(Bloomberg) -- Cigna Corp. rejected Anthem Inc.’s $47 billion takeover bid, saying it was inadequate and not in the best interests of shareholders.

Anthem on Saturday offered to buy the smaller health insurer in what would be the biggest takeover ever in a U.S. industry on the verge of a consolidation wave much like drugmakers have been experiencing. Insurers such as Anthem are searching for ways to cut costs and keep expanding profits amid a surge in enrollment from Obamacare.

Cigna said on Sunday its rival was “facing a number of major issues” including a lack of a growth strategy, its membership in the Blue Cross Blue Shield Association and related antitrust actions. Cigna also cited a data breach Anthem sustained in February.

Directors have “unanimously determined the proposal is inadequate and not in the best interests of Cigna’s shareholders,” Cigna Chief Executive Officer David Cordani and Chairman Isaiah Harris Jr. wrote in a letter to Anthem.

Kristin Binns, an Anthem spokeswoman, didn’t immediately respond to a telephone message and e-mail seeking comment on Sunday. The non-binding proposal is for $184 a share, about 31 percent of which would be paid in Anthem shares and the rest in cash. That’s a 29 percent premium to Cigna’s average closing price in the past 20 trading sessions. Anthem said Saturday that the total transaction value is $53.8 billion, including net debt.

53 Million

The merged entity would be about 24 percent owned by Cigna shareholders and would serve about 53 million members.

The industry has seen other deals in the works in recent weeks. Aetna Inc. made a takeover proposal to Humana in the past few days, the Wall Street Journal reported on Saturday, without saying where it got the information. Humana had a market value of $30.3 billion on Friday, compared with Aetna’s $43.3 billion.

Anthem said Saturday that combining with Bloomfield, Connecticut-based Cigna would boost adjusted earnings by more than 10 percent in the first year. Together, they’ll generate more than $115 billion in annual revenue.

A $53.8 billion enterprise value for Cigna would be about 14 times what the company earned before interest, taxes, depreciation and amortization in the past 12 months. That’s more than double Anthem’s own EBITA multiple.

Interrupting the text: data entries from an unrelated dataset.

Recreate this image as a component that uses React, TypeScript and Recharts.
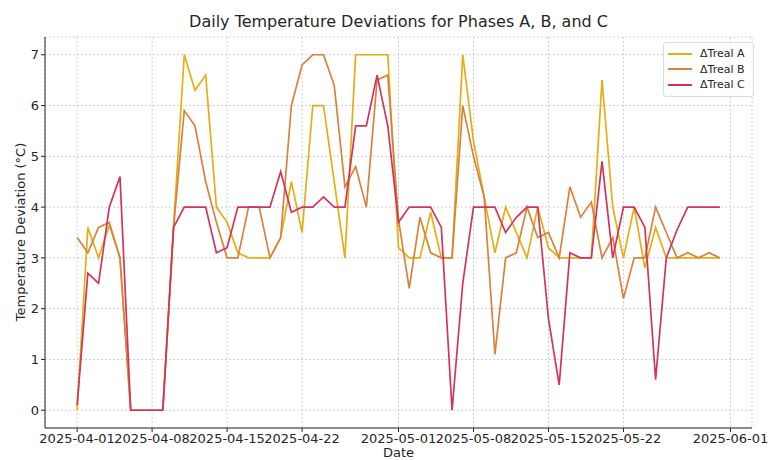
import { LineChart, Line, XAxis, YAxis, CartesianGrid, Legend } from 'recharts'

// one value per day, starting 2025-04-01
const phaseA = [
  0, 3.6, 3.0, 3.65, 3.0, 0, 0, 0, 0, 3.6,
  7.0, 6.3, 6.6, 4.0, 3.7, 3.1, 3.0, 3.0, 3.0, 3.4,
  4.5, 3.5, 6.0, 6.0, 4.5, 3.0, 7.0, 7.0, 7.0, 7.0,
  3.2, 3.0, 3.0, 3.9, 3.0, 3.0, 7.0, 5.3, 4.2, 3.1,
  4.0, 3.5, 3.0, 4.0, 3.2, 3.0, 3.0, 3.0, 3.0, 6.5,
  4.0, 3.0, 4.0, 2.8, 3.6, 3.0, 3.0, 3.0, 3.0, 3.0,
  3.0,
]
const phaseB = [
  3.4, 3.1, 3.6, 3.7, 3.0, 0, 0, 0, 0, 3.6,
  5.9, 5.6, 4.5, 3.7, 3.0, 3.0, 4.0, 4.0, 3.0, 3.4,
  6.0, 6.8, 7.0, 7.0, 6.4, 4.4, 4.8, 4.0, 6.5, 6.6,
  3.75, 2.4, 3.8, 3.1, 3.0, 3.0, 6.0, 5.0, 4.2, 1.1,
  3.0, 3.1, 4.0, 3.4, 3.5, 3.0, 4.4, 3.8, 4.1, 3.0,
  3.4, 2.2, 3.0, 3.0, 4.0, 3.5, 3.0, 3.1, 3.0, 3.1,
  3.0,
]
const phaseC = [
  0.1, 2.7, 2.5, 4.0, 4.6, 0, 0, 0, 0, 3.6,
  4.0, 4.0, 4.0, 3.1, 3.2, 4.0, 4.0, 4.0, 4.0, 4.7,
  3.9, 4.0, 4.0, 4.2, 4.0, 4.0, 5.6, 5.6, 6.6, 5.6,
  3.7, 4.0, 4.0, 4.0, 3.6, 0, 2.5, 4.0, 4.0, 4.0,
  3.5, 3.8, 4.0, 4.0, 1.8, 0.5, 3.1, 3.0, 3.0, 4.9,
  3.0, 4.0, 4.0, 3.6, 0.6, 3.0, 3.55, 4.0, 4.0, 4.0,
  4.0,
]

const xTickDays = [0, 7, 14, 21, 30, 37, 44, 51, 61]
const xTickLabels = [
  '2025-04-01', '2025-04-08', '2025-04-15', '2025-04-22', '2025-05-01',
  '2025-05-08', '2025-05-15', '2025-05-22', '2025-06-01',
]
const yTicks = [0, 1, 2, 3, 4, 5, 6, 7]

const series = [
  { key: 'a', name: 'ΔTreal A', color: '#E6AD16' },
  { key: 'b', name: 'ΔTreal B', color: '#D9823C' },
  { key: 'c', name: 'ΔTreal C', color: '#D2345E' },
]

const data = phaseA.map((a, i) => ({ day: i, a, b: phaseB[i], c: phaseC[i] }))

const font = '"DejaVu Sans", sans-serif'
const ink = '#262626'

function LegendBox() {
  return (
    <div
      style={{
        border: '1px solid #dcdcdc',
        borderRadius: 3,
        background: 'rgba(255,255,255,0.85)',
        padding: '3px 8px 3px 4px',
        fontSize: 11,
        color: ink,
        fontFamily: font,
      }}
    >
      {series.map((s) => (
        <div key={s.key} style={{ display: 'flex', alignItems: 'center', height: 15.5 }}>
          <span style={{ width: 24, borderTop: `2px solid ${s.color}`, marginRight: 8 }} />
          {s.name}
        </div>
      ))}
    </div>
  )
}

export default function App() {
  return (
    <div
      style={{
        position: 'absolute', left: 0, top: 0, width: 768, height: 460,
        background: '#fff', fontFamily: font, color: ink,
      }}
    >
      <div style={{ position: 'absolute', top: 12, left: 45, width: 707, textAlign: 'center', fontSize: 16, lineHeight: '20px' }}>
        Daily Temperature Deviations for Phases A, B, and C
      </div>
      <div style={{ position: 'absolute', top: 445, left: 45, width: 707, textAlign: 'center', fontSize: 13, lineHeight: '16px' }}>
        Date
      </div>
      <div
        style={{
          position: 'absolute', left: 20, top: 232, fontSize: 13, whiteSpace: 'nowrap',
          transform: 'translate(-50%, -50%) rotate(-90deg)',
        }}
      >
        Temperature Deviation (°C)
      </div>
      <LineChart width={768} height={460} data={data} margin={{ top: 37, right: 16, bottom: 7, left: 5 }}>
        <CartesianGrid stroke="#cfcfcf" strokeDasharray="2 2" />
        <XAxis
          type="number"
          dataKey="day"
          domain={[-3, 63]}
          ticks={xTickDays}
          interval={0}
          tickFormatter={(d: number) => xTickLabels[xTickDays.indexOf(d)]}
          height={25}
          tickSize={4}
          stroke={ink}
          tick={{ fontSize: 13, fill: ink, fontFamily: font }}
          allowDataOverflow
        />
        <YAxis
          type="number"
          domain={[-0.35, 7.35]}
          ticks={yTicks}
          interval={0}
          width={40}
          tickSize={4}
          stroke={ink}
          tick={{ fontSize: 13, fill: ink, fontFamily: font }}
          allowDataOverflow
        />
        <Legend
          layout="vertical"
          align="center"
          verticalAlign="middle"
          content={() => <LegendBox />}
          wrapperStyle={{ position: 'absolute', left: 663, top: 42, width: 'auto', height: 'auto' }}
        />
        {series.map((s) => (
          <Line
            key={s.key}
            type="linear"
            dataKey={s.key}
            name={s.name}
            stroke={s.color}
            strokeWidth={1.7}
            dot={false}
            activeDot={false}
            isAnimationActive={false}
          />
        ))}
      </LineChart>
    </div>
  )
}
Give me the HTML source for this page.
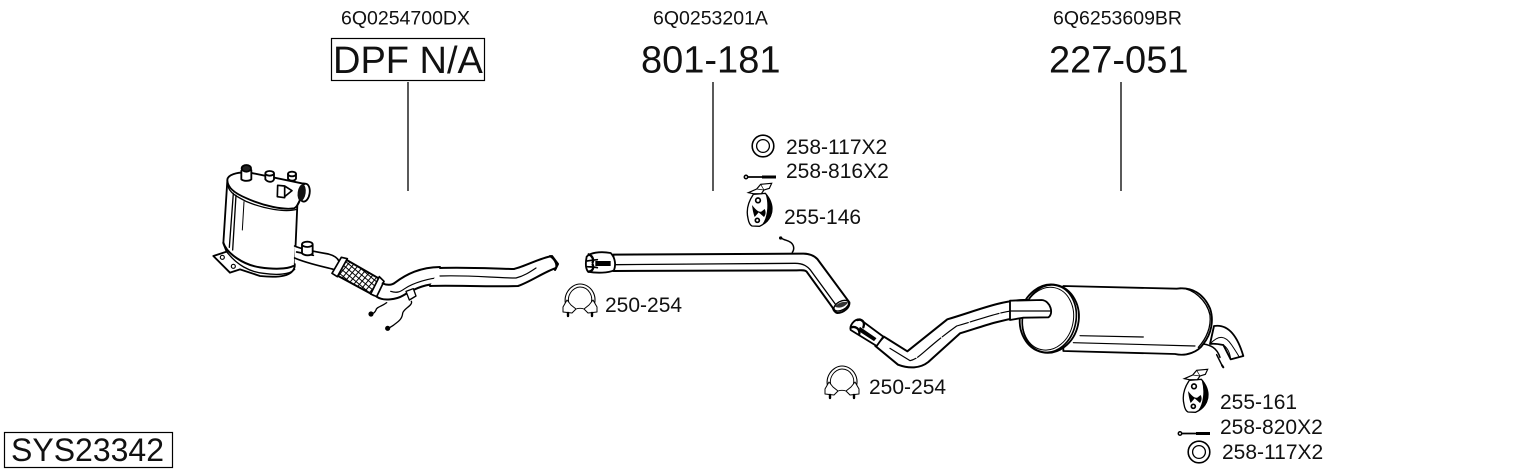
<!DOCTYPE html>
<html><head><meta charset="utf-8"><style>
html,body{margin:0;padding:0;background:#fff}
svg{display:block}
text{font-family:"Liberation Sans",sans-serif;fill:#111}
.s{font-size:21px}.t{font-size:19.5px}.b{font-size:38px}
.l{fill:none;stroke:#000;stroke-linecap:round;stroke-linejoin:round}
</style></head><body>
<svg width="1530" height="474" viewBox="0 0 1530 474" xmlns="http://www.w3.org/2000/svg">
<defs>
<pattern id="mesh" width="13" height="13" patternUnits="userSpaceOnUse" patternTransform="rotate(40)"><rect width="13" height="13" fill="#fff"/><path d="M0 0H13M0 0V13" stroke="#000" stroke-width="6"/></pattern>
<g id="clamp" class="l"><path d="M-13 5C-19 -8 -9 -19 0 -19C10 -19 19 -8 13 5" fill="#fff" stroke-width="1.100"/><path d="M-10 3C-15 -7 -7 -16 0 -16C8 -16 15 -7 10 3" stroke-width=".9"/><path d="M-13 -3L-17 4L-17 9L-8 10L-4 6L-9 2ZM13 -3L17 4L17 9L8 10L4 6L9 2Z" fill="#fff" stroke-width="1"/><path d="M-4 6C-1 5 1 5 4 6" stroke-width=".9"/><path d="M-12 10V13M12 10V13" stroke-width="2.400"/></g>
<g id="hanger" transform="translate(540 125) scale(.33333)"><path d="M640 208C625 230 618 255 624 280C626 292 630 300 636 303L658 304C672 298 686 288 692 270C700 250 692 222 676 205Z" fill="#fff" stroke="#000" stroke-width="4"/><path d="M678 208C696 225 702 252 692 274C686 286 678 294 668 298C682 280 688 240 678 208Z" fill="#000" stroke="#000" stroke-width="2"/><path d="M625 203L650 192L662 178L695 175L688 190L672 195L664 206L640 206Z" fill="#fff" stroke="#000" stroke-width="3.500"/><path d="M650 192L672 195M662 178L672 195" stroke="#000" stroke-width="2" fill="none"/><circle cx="654" cy="226" r="7" fill="#fff" stroke="#000" stroke-width="5"/><circle cx="652" cy="286" r="6" fill="#fff" stroke="#000" stroke-width="5"/><path d="M636 240C638 255 640 266 644 276L656 262L672 276C678 268 678 260 674 252L664 260C654 262 646 252 636 240Z" fill="#000"/></g>
<g id="ring"><circle r="10.800" fill="none" stroke="#000" stroke-width="1.600"/><circle r="6.400" fill="none" stroke="#000" stroke-width="1.300"/></g>
<g id="bolt" stroke="#000" fill="none"><circle cx="-14" cy="0" r="1.700" stroke-width="1.500"/><path d="M-12 0H16" stroke-width="1.800"/><path d="M2 0H16" stroke-width="3"/></g>
</defs>

<!-- top labels -->
<text class="t" x="341" y="24.500">6Q0254700DX</text>
<text class="t" x="653" y="24.500">6Q0253201A</text>
<text class="t" x="1053" y="24.500">6Q6253609BR</text>
<rect x="331.500" y="38.500" width="153" height="42" fill="none" stroke="#000" stroke-width="1.200"/>
<text class="b" x="333" y="73">DPF N/A</text>
<text class="b" x="641" y="72.500">801-181</text>
<text class="b" x="1049" y="72.500">227-051</text>
<path d="M408 82V191M713 82V191M1121 82V191" stroke="#000" stroke-width="1.300" fill="none"/>

<!-- DPF -->
<g transform="translate(200 150) scale(.33333)" class="l" stroke-width="5.500">
<path d="M82 92L70 280L80 305L40 318L90 368L120 358L180 378C240 384 278 378 284 350L292 165L300 150L322 145C334 120 326 100 305 100L150 68C110 65 80 75 82 92Z" fill="#fff"/>
<path d="M82 92C84 112 100 128 140 145C190 168 250 180 282 175C290 172 296 160 300 150"/>
<path d="M84 108C88 128 110 140 140 155C190 176 255 188 290 178" stroke-width="4"/>
<path d="M100 130L88 292M108 136L98 300" stroke-width="4"/>
<path d="M132 155L127 240" stroke-width="3"/>
<path d="M70 278C80 310 130 345 180 352C220 358 260 358 280 348" stroke-width="6"/>
<path d="M80 305C110 345 150 366 190 370C230 376 270 374 284 358" stroke-width="4"/>
<circle cx="67" cy="322" r="6" stroke-width="3.500"/><circle cx="100" cy="349" r="6" stroke-width="3.500"/>
<path d="M124 62V88C132 94 148 94 154 88L154 60" fill="#fff"/><ellipse cx="139" cy="55" rx="14" ry="10" fill="#222"/>
<path d="M196 72V88C204 98 218 98 222 88V72" fill="#fff"/><ellipse cx="209" cy="70" rx="13" ry="7" fill="#fff"/>
<path d="M264 72V86C270 94 284 94 288 86V72" fill="#fff"/><ellipse cx="276" cy="72" rx="12" ry="7" fill="#fff"/>
<path d="M233 106L232 140L254 143V108ZM254 108L276 122L254 140" fill="#fff" stroke-width="5"/>
<ellipse cx="314" cy="128" rx="15" ry="27" transform="rotate(8 314 128)" fill="#fff"/>
<ellipse cx="305" cy="128" rx="12" ry="25" transform="rotate(8 305 128)" fill="#111" stroke="none"/>
<!-- outlet pipe -->
<path d="M284 288L400 318C418 328 418 350 410 360L284 340Z" fill="#fff" stroke="none"/>
<path d="M284 288C300 296 350 306 385 312C400 316 412 324 416 332M284 324C320 340 370 350 400 358M290 306L340 316" stroke-width="5"/>
<path d="M306 284V310C314 318 332 318 338 310V284" fill="#fff"/><ellipse cx="322" cy="283" rx="16" ry="8" fill="#fff"/>
<!-- flex -->
<path d="M440 330L548 392L522 436L400 370Z" fill="url(#mesh)" stroke-width="6"/>
<path d="M424 322L442 326L412 380L396 370ZM538 380L552 394L530 440L512 432Z" fill="#fff" stroke-width="5"/>
<!-- pipe -->
<path d="M548 400C560 406 575 406 585 398C620 372 660 352 720 351M530 440C550 455 590 448 610 436C650 412 680 402 720 401" fill="none" stroke-width="6"/>
<path d="M572 424C590 430 600 426 614 416C640 398 690 384 720 383" stroke-width="3.500"/>
<path d="M618 424L640 416L648 438L628 450Z" fill="#fff" stroke-width="4"/>
<path d="M560 458C545 470 530 470 528 480C524 490 516 492 512 494M634 454C640 466 610 476 608 490C606 510 592 516 580 526C574 530 568 534 562 536" stroke-width="4"/>
<circle cx="513" cy="492" r="5" fill="#000"/><circle cx="563" cy="535" r="5" fill="#000"/>
</g>
<g class="l" stroke-width="2">
<path d="M440 268C470 267 500 269 514 269C526 266 540 258 552 256L558 264L556 268C544 272 530 282 518 286C490 287 450 285 430 286" fill="#fff"/>
<path d="M440 276C470 275 495 278 516 278C524 276 530 272 536 268" stroke-width="1.200"/>
<path d="M550 256C556 260 558 266 555 270" stroke-width="2"/>
</g>

<!-- middle pipe -->
<g transform="translate(540 125) scale(.33333)" class="l">
<path d="M220 389L790 386C810 386 822 392 832 402L928 532C930 548 910 564 892 564C884 562 880 554 878 548L800 440C795 434 785 436 770 436L220 438Z" fill="#fff" stroke-width="6"/>
<path d="M225 419C350 418 600 416 765 415C790 415 802 424 812 436L888 540" stroke-width="4"/>
<ellipse cx="904" cy="542" rx="24" ry="13" transform="rotate(-28 904 542)" fill="#fff" stroke-width="4"/>
<path d="M884 545C895 532 912 528 925 532C915 545 900 552 884 545Z" fill="#333" stroke="none"/>
<path d="M212 384C178 378 150 384 140 395C136 415 136 430 144 440C170 445 205 444 222 436C228 420 226 398 212 384Z" fill="#fff" stroke-width="5.500"/>
<path d="M166 408H212V423H166Z" fill="#000" stroke="none"/>
<path d="M142 408C155 405 165 405 172 404M142 425C155 426 165 426 172 428" stroke-width="5"/>
<path d="M146 388C156 392 162 402 158 412M146 440C158 438 162 430 158 418" stroke-width="7"/>
<path d="M757 382C764 372 762 360 752 352C742 345 732 346 722 338" stroke-width="4.500"/>
<circle cx="722" cy="339" r="5" fill="#000" stroke="none"/>
</g>
<use href="#clamp" x="580" y="303"/>
<text class="s" x="605" y="312">250-254</text>
<use href="#ring" x="763" y="146"/>
<text class="s" x="786" y="154">258-117X2</text>
<use href="#bolt" x="760" y="177"/>
<text class="s" x="786" y="178">258-816X2</text>
<use href="#hanger"/>
<text class="s" x="784" y="224">255-146</text>

<!-- rear pipe -->
<g transform="translate(810 270) scale(.33333)" class="l">
<path d="M222 200L292 244L412 148C500 122 570 92 640 90L700 90C722 92 726 130 716 142L630 142C560 152 510 172 450 190L355 276C330 296 296 296 264 284L196 228Z" fill="#fff" stroke-width="6"/>
<path d="M240 235L300 272C330 266 340 240 440 168C510 148 560 128 610 122M636 122H716" stroke-width="3.500" stroke-dasharray="90 6"/>
<path d="M150 148L220 200L200 228L122 180C118 168 132 146 150 148Z" fill="#fff" stroke-width="5.500"/>
<path d="M150 172L198 205L192 212L146 182Z" fill="#000" stroke="#000" stroke-width="2"/>
<path d="M142 150C156 146 166 156 160 172M124 172C136 168 150 176 148 192" stroke-width="7"/>
</g>
<use href="#clamp" x="842" y="385"/>
<text class="s" x="869" y="394">250-254</text>

<!-- muffler -->
<g transform="translate(1010 270) scale(.33333)" class="l">
<path d="M612 168C650 162 680 190 700 258L662 268L640 225C625 222 610 220 600 222Z" fill="#fff" stroke-width="5.500"/>
<path d="M640 225C655 235 660 250 662 268M600 222C625 195 645 195 665 225C675 240 685 255 688 262" stroke-width="3"/>
<path d="M160 48L500 56C545 50 580 70 600 115C612 150 605 190 580 222C565 245 530 260 495 252L160 243Z" fill="#fff" stroke-width="5.500"/>
<path d="M510 54C550 56 590 90 600 135C604 170 590 205 565 232" stroke-width="4"/>
<path d="M190 218L555 228M210 197L400 201" stroke-width="3.500"/>
<path d="M580 222C600 225 620 232 630 262" stroke-width="4.500"/>
<path d="M620 254L638 290" stroke-width="4.500"/>
<path d="M636 286L640 292" stroke-width="6"/>
<ellipse cx="118" cy="146" rx="80" ry="102" transform="rotate(12 118 146)" fill="#fff" stroke-width="5"/>
<ellipse cx="118" cy="146" rx="88" ry="103" transform="rotate(12 118 146)" stroke-width="5.500"/>
<ellipse cx="114" cy="146" rx="76" ry="95" transform="rotate(12 114 146)" stroke-width="3"/>
<path d="M0 92L95 90C122 92 132 132 115 142L40 143L0 150Z" fill="#fff" stroke-width="5.500"/>
<path d="M0 123H120" stroke-width="3.500"/>
</g>

<use href="#hanger" x="436" y="186"/>
<text class="s" x="1220" y="409">255-161</text>
<use href="#bolt" x="1194" y="433.500"/>
<text class="s" x="1220" y="434">258-820X2</text>
<use href="#ring" x="1199" y="452"/>
<text class="s" x="1222" y="459">258-117X2</text>

<rect x="4.500" y="432.500" width="168" height="35" fill="none" stroke="#000" stroke-width="1.200"/>
<text x="11" y="461" style="font-size:32px">SYS23342</text>
</svg>
</body></html>
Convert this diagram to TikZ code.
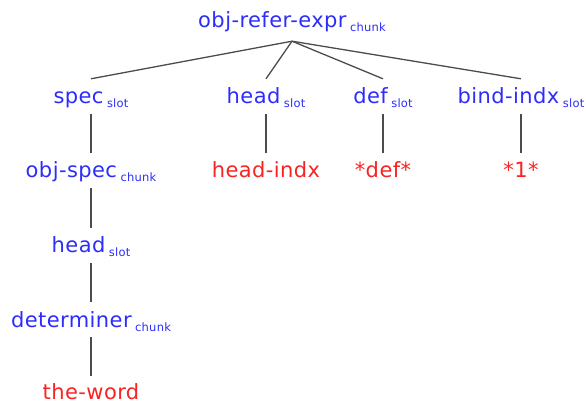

“This combination is the absolute best strategy for both organizations to maximize the potential and lead the transformation of the health care industry,” Anthem Chief Executive Officer Joseph Swedish said in the statement.

Four Proposals

Anthem said it had held discussions with Cigna about a merger since August 2014 and has made four written proposals this month, starting with an offer of $174 a share on June 3. It made its latest bid public after the talks hit a snag over who will run the company and who will serve on the board. Anthem said it offered to name Cigna’s CEO, David Cordani, as president and chief operating officer of the combined entity, as well as co-chairman of the integration team. But Cigna insisted on Cordani remaining CEO, Anthem said.

On Sunday, Cigna said Anthem’s proposal that its CEO, Joseph Swedish, take on four roles including chairman and president, is “disconcerting and risky.”

Cigna’s management has a duty to put the interest of investors before their self-interests, said Erik Gordon, a professor at the University of Michigan business school, in an e-mail Sunday. “The CEO should not be negotiating to keep his job and the board should not be bargaining to keep their positions, pay and perks,” he said.

UBS AG is working as Anthem’s financial adviser, and White & Case LLP is its legal counsel.
The entire health-care industry has been on a takeover spree, from medical-device companies and drug makers to hospitals. A record $330 billion of mergers and acquisitions were announced in the industry last year, and 2015 is already on pace to top that level, data compiled by Bloomberg show.